The Misery of Arthur Miller



One of the major components in the Arthur Miller–Marilyn Monroe relationship was that Miller loved how well Marilyn Monroe listened to him, the way she hung on his every word. One mutual friend of the couple’s put it best: “She was all about listening and receiving and he was all about talking and sending. He lectured her constantly. She was mesmerized by him. She drank him in like a sponge and let him affect her through osmosis.”

Arthur Miller could do no wrong, as far as Marilyn was concerned. He was smart and interesting. He was invested in social change and had a real conscience. He was also supportive of her ambition—unlike her last husband. However, despite all of his good qualities, she was reluctant to marry him. In fact, she didn’t want to encourage him to divorce his wife—even though his mind was made up about that. She didn’t want him to break up his family for her, because she wasn’t sure she was right for him. He could continue to dazzle her with his intelligence, but on some level she must have known that he would eventually need some input from her. How did she feel about literature, about culture… about the world? She was a smart woman, smarter than even she knew. However, she was so insecure in herself, she never thought of herself as intelligent. She always felt that she was less than… whoever she was with at any given time. She confided in friends that she didn’t think she had the tools to really meet Miller at his intellectual capacity, “and what will he do when I’m found out,” she fretted. “I’m a good actress, but I don’t know that I’m that good.” Her great fear was that he would wake up one day and believe that he was with someone who didn’t know a lot about anything that mattered to him.

During production of Bus Stop, she leaned on him during times of great stress. That he was there for her meant the world to her. Desperate late-night telephone calls had become a recurring theme to their relationship. She could never seem to sleep, no matter how many pills she took, so inured had she become to their effects. Sometimes she would wash them down with champagne, and then not only was she wide awake, she was also inebriated. There was no telling what she might say in such telephone calls. “I can’t do it. I can’t work this way,” she cried to him in one call during production of Bus Stop. “I’m no trained actor. I can’t pretend I’m doing something if I’m not. All I know is real. I can’t do it if it’s not real.” She was talking about her role in the movie, but it also seemed as if she were referring to her role in his life.

On weekends, the two would meet at the Château Marmont Hotel in Hollywood for a romantic rendezvous. For days afterward, she was miserable. “I don’t know what is happening to her at this time,” Berniece wrote to another relative. “She thinks too much about every little thing. She doesn’t seem to want to just jump in and live, like Norma Jeane used to. Instead of making her more courageous, all of that therapy has made her more timid. I am definitely worried about her.”

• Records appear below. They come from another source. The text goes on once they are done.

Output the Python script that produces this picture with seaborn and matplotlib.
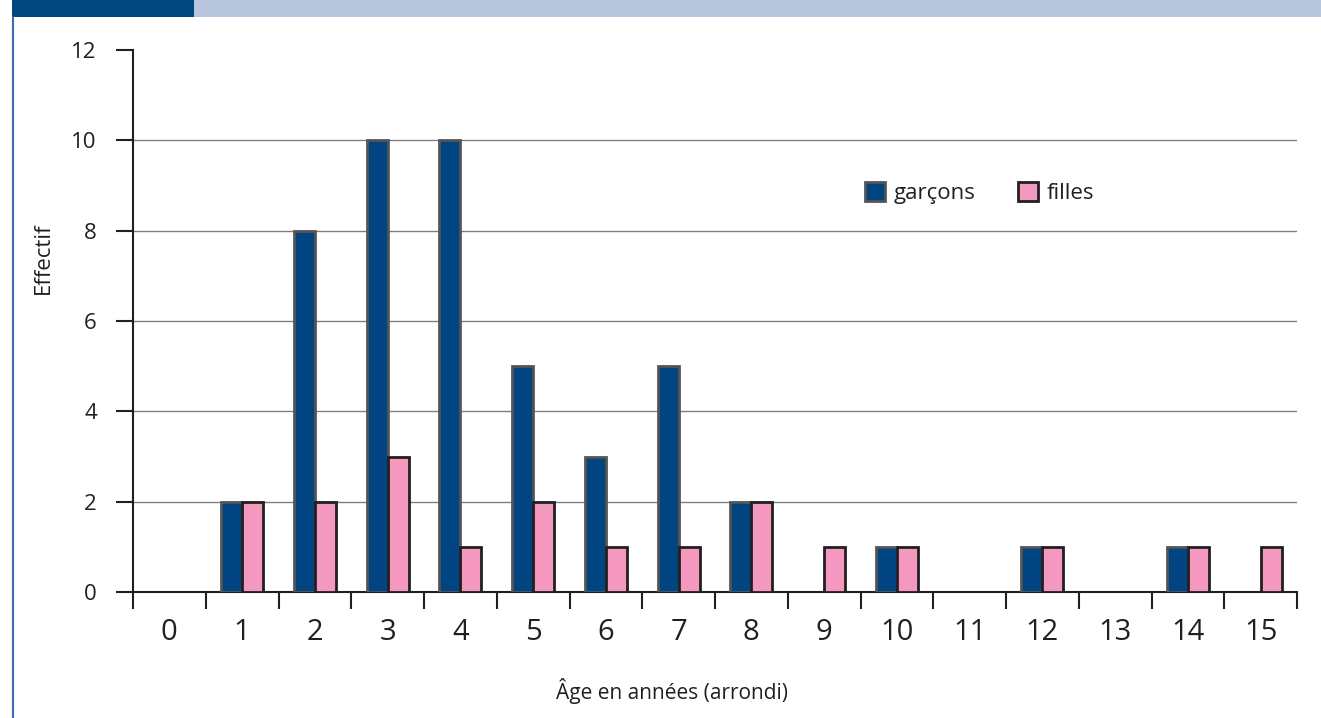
import matplotlib
matplotlib.use("Agg")
import matplotlib.pyplot as plt
from matplotlib.patches import Rectangle, Patch
from matplotlib.lines import Line2D
from matplotlib.ticker import FixedLocator
import seaborn as sns
import pandas as pd
import numpy as np

# Effectifs par âge (arrondi) et par sexe
ages = list(range(16))
garcons = [0, 2, 8, 10, 10, 5, 3, 5, 2, 0, 1, 0, 1, 0, 1, 0]
filles = [0, 2, 2, 3, 1, 2, 1, 1, 2, 1, 1, 0, 1, 0, 1, 1]
series_names = ["garçons", "filles"]

fill_colors = ["#004481", "#F498C0"]
edge_colors = ["#555555", "#231F20"]

sns.set_theme(style="white")
font_list = ["Liberation Sans Narrow", "Open Sans", "DejaVu Sans"]
plt.rcParams["font.family"] = font_list
text_color = "#231F20"

df = pd.DataFrame({
    "age": [str(a) for a in ages] * 2,
    "effectif": garcons + filles,
    "sexe": [series_names[0]] * len(ages) + [series_names[1]] * len(ages),
})

W, H = 1321, 718
fig = plt.figure(figsize=(W / 100, H / 100), dpi=100)
x0, x1, y0, y1 = 133, 1297, 592, 50
ax = fig.add_axes([x0 / W, 1 - y0 / H, (x1 - x0) / W, (y0 - y1) / H])

sns.barplot(data=df, x="age", y="effectif", hue="sexe",
            order=[str(a) for a in ages], hue_order=series_names,
            palette=fill_colors, width=0.58, gap=0, legend=False,
            saturation=1, ax=ax, zorder=3)

for cont, ec in zip(ax.containers, edge_colors):
    for bar in cont:
        bar.set_edgecolor(ec)
        bar.set_linewidth(2.0 if bar.get_height() > 0 else 0)
        bar.set_zorder(3)

ax.set_xlim(-0.5, len(ages) - 0.5)
ax.set_ylim(0, 12)
ax.set_yticks(np.arange(0, 13, 2))
for y in range(2, 12, 2):
    ax.axhline(y, color="#808080", linewidth=1.0, zorder=1)

# category boundaries as tick marks, labels centred between them
ax.xaxis.set_minor_locator(FixedLocator(np.arange(-0.5, len(ages), 1.0)))
ax.tick_params(axis="x", which="major", length=0, pad=19, labelsize=21, labelcolor=text_color)
ax.tick_params(axis="x", which="minor", length=12, width=1.5, color=text_color, direction="out", bottom=True)
ax.tick_params(axis="y", which="major", length=12, width=1.5, color=text_color, direction="out",
               left=True, pad=14, labelsize=16, labelcolor=text_color)

for side in ["top", "right"]:
    ax.spines[side].set_visible(False)
for side in ["left", "bottom"]:
    ax.spines[side].set_color(text_color)
    ax.spines[side].set_linewidth(1.5)

ax.set_xlabel("Âge en années (arrondi)", fontsize=15, color=text_color)
ax.set_ylabel("Effectif", fontsize=16, color=text_color)
ax.xaxis.set_label_coords((672 - x0) / (x1 - x0), -(691 - y0) / (y0 - y1), transform=ax.transAxes)
ax.yaxis.set_label_coords(-(x0 - 43) / (x1 - x0), (y0 - 258) / (y0 - y1), transform=ax.transAxes)
ax.xaxis.label.set_verticalalignment("center")
ax.yaxis.label.set_verticalalignment("center")

handles = [Patch(facecolor=fc, edgecolor=ec, linewidth=2.0, label=n)
           for fc, ec, n in zip(fill_colors, edge_colors, series_names)]
fig.legend(handles=handles, loc="center left", bbox_to_anchor=(845 / W, 1 - 193 / H),
           ncol=2, frameon=False, fontsize=16, handlelength=0.9, handleheight=0.9,
           handletextpad=0.4, columnspacing=1.9, labelcolor=text_color)

# header band and left rule
fig.patches.append(Rectangle((12 / W, 1 - 17 / H), (194 - 12) / W, 17 / H,
                             transform=fig.transFigure, facecolor="#00467F", edgecolor="none"))
fig.patches.append(Rectangle((194 / W, 1 - 17 / H), (W - 194) / W, 17 / H,
                             transform=fig.transFigure, facecolor="#B8C6DD", edgecolor="none"))
fig.lines.append(Line2D([13 / W, 13 / W], [0, 1 - 17 / H], transform=fig.transFigure,
                        color="#3A6EA8", linewidth=1.5))

fig.savefig("out.png", dpi=100)
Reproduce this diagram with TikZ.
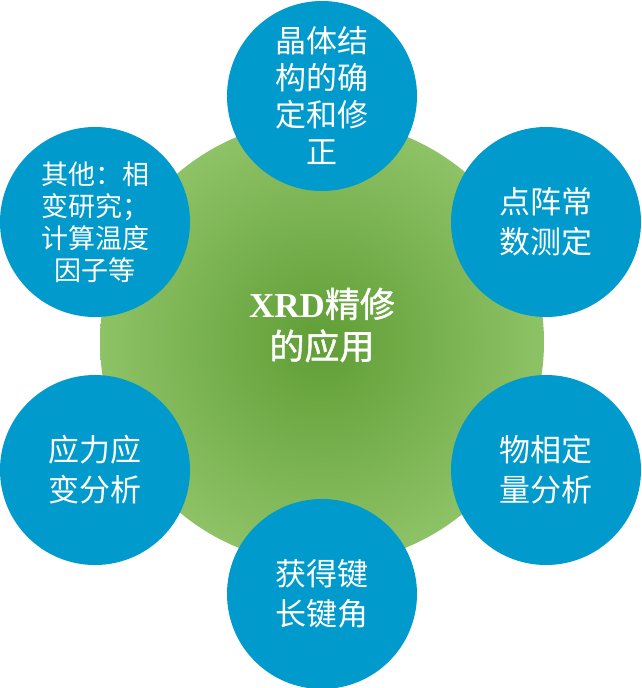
\documentclass[tikz,border=0pt]{standalone}
\usepackage{fontspec}
\setmainfont{Liberation Serif}
\newfontfamily\cjk{Noto Sans CJK SC}
\newfontfamily\cjkhub[FakeBold=1.2]{Noto Sans CJK SC}
\definecolor{leafdark}{RGB}{96,158,54}
\definecolor{leaflight}{RGB}{142,194,102}
\definecolor{seablue}{RGB}{0,154,204}

\begin{document}
\begin{tikzpicture}[x=1pt,y=-1pt]
\tikzset{topic/.style={circle, fill=seablue, minimum size=190pt, inner sep=0pt,
                       text=white, align=center, font=\cjk\fontsize{31}{40}\selectfont},
         hubtext/.style={text=white, align=center, font=\bfseries\fontsize{35}{42}\selectfont}}
\useasboundingbox (0,0) rectangle (641,688);
% centre
\node[circle, minimum size=444pt, inner sep=0pt, inner color=leafdark, outer color=leaflight] (hub) at (322,342) {};
\node[hubtext] (title) at (322,325) {XRD{\cjkhub\mdseries 精修}\\{\cjkhub\mdseries 的应用}};
% six topics round the centre
\node[topic, font=\cjk\fontsize{31}{37}\selectfont] (cryst) at (322,96) {晶体结\\构的确\\定和修\\正};
\node[topic] (lattice) at (546,222) {点阵常\\数测定};
\node[topic] (phase) at (546,470) {物相定\\量分析};
\node[topic] (bond) at (322,594) {获得键\\长键角};
\node[topic] (stress) at (95,470) {应力应\\变分析};
\node[topic, font=\cjk\fontsize{27}{32}\selectfont] (other) at (95,222) {其他：相\\变研究；\\计算温度\\因子等};
\end{tikzpicture}
\end{document}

Berniece may not have been a highly educated woman, but she knew her half sister well and she had pinpointed a major problem in her. “All of that therapy” had definitely caused Marilyn to want to think and rethink every move she made—whether in real life or her reel life. Nothing seemed left to chance anymore. Everything had to be the orchestrated result of looking within in a quest to develop her inner life. That would have been fine had she not at the same time been constantly coached to conjure up bad memories. As a result, she was miserable much of the time. Ironically, from outward appearances, anyway, she had little reason to be in pain at this time in her life. She was on top of the world. She was a success. She had money. She had an interesting and challenging role in what could become a very good movie. However, she also had a new therapist on the West Coast—and that was the problem. She would constantly ruminate over her sad childhood, her troubled relationship with Gladys, her arranged marriage to Jim Dougherty, the nightmare of Joe DiMaggio, and anything else that could be dredged up from her past. Whether drawing from it as an actress for her role in Bus Stop or as a woman for her self-improvement, she always found herself in a terribly dark place, never moving past it. Now she was also faced with the prospect of being involved with someone she knew was intellectually superior to her, and that, too, hurt. Whether looking backward or ahead, attached to it was a sense of dread. She was her pain, now—there seemed no escaping it.